Minnesota is fortunate to have several well-respected organizations producing timely and useful reports on our state's top housing and community issues. This resource round-up features recent work from three local organizations: Family Housing Fund, Minnesota Homeownership Center, and the Wilder Foundation, looking at children, rental, homeownership, and homelessness.
The Family Housing Fund recently released three reports about affordable housing or homelessness in the Twin Cities.
- The first report found affordable housing to be out of reach for many Twin Cities workers:
- To affordably rent a two-bedroom apartment in the Twin Cities, a family needs to earn $43,300 per year, yet half of the jobs in the Twin Cities metro area pay less than $40,560 annually.
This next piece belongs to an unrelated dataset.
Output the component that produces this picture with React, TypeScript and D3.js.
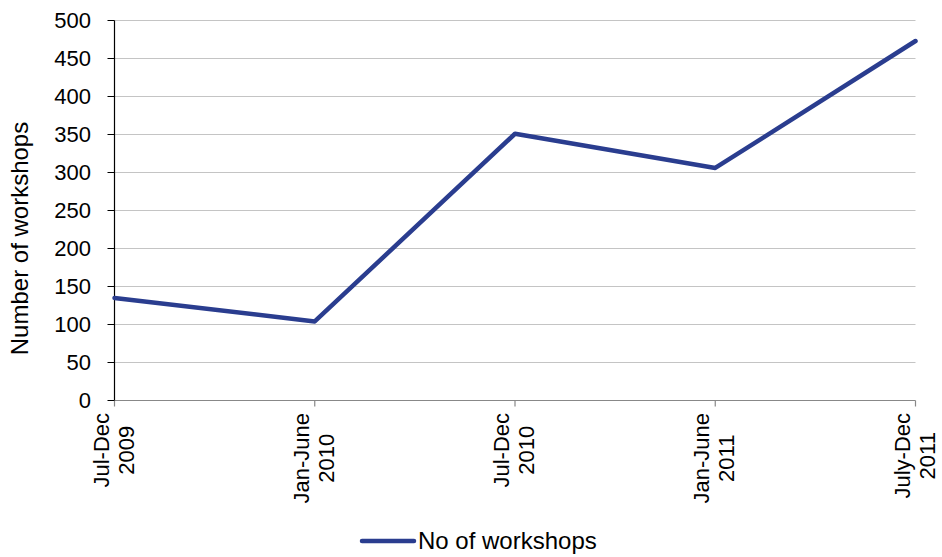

- To afford a modest single family home, a family needs to earn $52,000 per year.
When working families cannot afford housing, they face difficult decisions between paying for housing, food, and medical care and run the risk of being priced out the communities in which they work, the report adds.
- The second report describes the positive connections between property values and affordable housing. Focusing on eight different Twin Cities suburban communities, the study found little to no evidence suggesting that affordable rental housing hurts property values or home sales. In fact, the study areas maintained market performance or experienced increased home sale prices after the construction of affordable rental housing. This study supports previous research on the positive impact of affordable rental housing on property values, family education, health, and wealth.
- And the third report details the effects of homelessness for children, finding that homeless children are more likely than children with homes to have health problems like respiratory infections and asthma, to have developmental or behavioral problems, and to experience hunger. Nationally, 85% of homeless high school students and 75% of homeless elementary school students perform below grade level in reading and math, the report added. Sharp recent increases in homeless children in Minnesota have strained available resources, with many families on waiting lists for housing and services.
The Minnesota Homeownership Center annual "State of Homeownership" report describes the widening racial inequalities in homeownership despite market and foreclosure recovery. While 77% of White families own their home, only 39% of households of color own their home. This is the largest homeownership gap in the nation and the largest in Minnesota since 1990. The gap is worse still for specific racial and ethnic communities in Minnesota. For example, only 26% of African Americans own their homes. Foreclosure recovery has also been slower in Minnesota communities of color, even homes are a more important source of wealth for households of color than for white households, according to the report. The report calls for strategies to "engage multiple sectors and diverse perspectives" to help restore homeownership's benefits for all Minnesota communities, regardless of race or location.
The Wilder Foundation recently released "Homeless Children and their Families," a detailed looks at kids and families based on the 2012 homeless study, which recorded the highest number of homeless Minnesotans in the study's 21 year history. Among the homeless were 1,747 families, made up of 5,591 people. Other important findings include:
- 51% of homeless children were 5 years old or younger. Homelessness during this critical time in development can have lasting consequences for children's health and education.
- African Americans and American Indians are disproportionally likely to be homeless. African Americans account for half of all homeless parents, though they make up only 5% of Minnesota's parents. American Indians make up 8% of homeless parents but only 1% of the state population of parents.
Access to shelters and affordable housing is important for helping individuals and families thrive in Minnesota, the report added.